Pour les plus curieux, vous trouverez sur internet d’autres représentations similaires des systèmes planétaires les plus connus, à commencer par Trappist-1 et TOI-178.
«Ces systèmes résonants sont de vrais bijoux de mécanique céleste», commente Alessandro Morbidelli, planétologue à l’Observatoire de la Côte d’Azur, chercheur au Collège de France et principal artisan du «Modèle de Nice», qui décrit la manière dont notre Système solaire s’est formé et dont la migration des planètes géantes a abouti à sa configuration actuelle. «Chaque fois qu’un système extrasolaire résonant est découvert, mon cœur fait un saut de joie car les chaînes résonantes sont la preuve irréfutable de la migration planétaire.» C’est en effet par ce jeu de résonances que notre Système solaire a pris sa forme actuelle.
En l’occurrence, le système HD 110067 se présente dans une configuration très particulière et «relativement fragile», souligne Adrien Leleu. « Nous pensons qu’elles orbitent ainsi depuis leur origine, il y a plusieurs milliards d’années, et qu’elles n’ont pas été affectées par des instabilités ou des collisions majeures.
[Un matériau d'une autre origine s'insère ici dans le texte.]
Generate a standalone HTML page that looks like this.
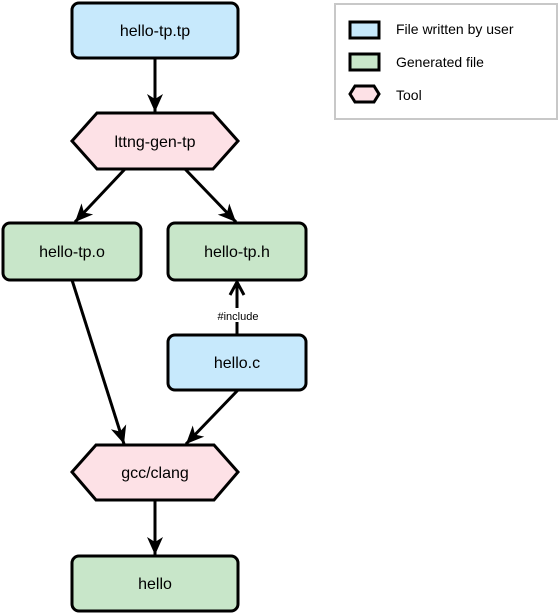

C’est très intéressant pour étudier la formation des systèmes planétaires en général. » Les chercheurs disposent en effet avec ce système d’une sorte d’étalon. Étant donné la proximité de l’étoile, un peu plus de 400 années-lumière seulement, et l’épaisseur des atmosphères, ces exoplanètes vont en outre représenter des cibles idéales pour le télescope spatial James Webb, dont l’un des grands objectifs est justement la caractérisation fine de la composition d’atmosphères.
Malheureusement, aucune de ces exoplanètes n’est a priori habitable. «On estime qu’il doit faire 170°C sur la plus froide», souligne Adrien Leleu. Rien ne dit cependant qu’il n’y a pas de planètes plus éloignées encore qui restent à détecter. Cela rendrait à coup sûr HD 110067 encore un peu plus exceptionnel.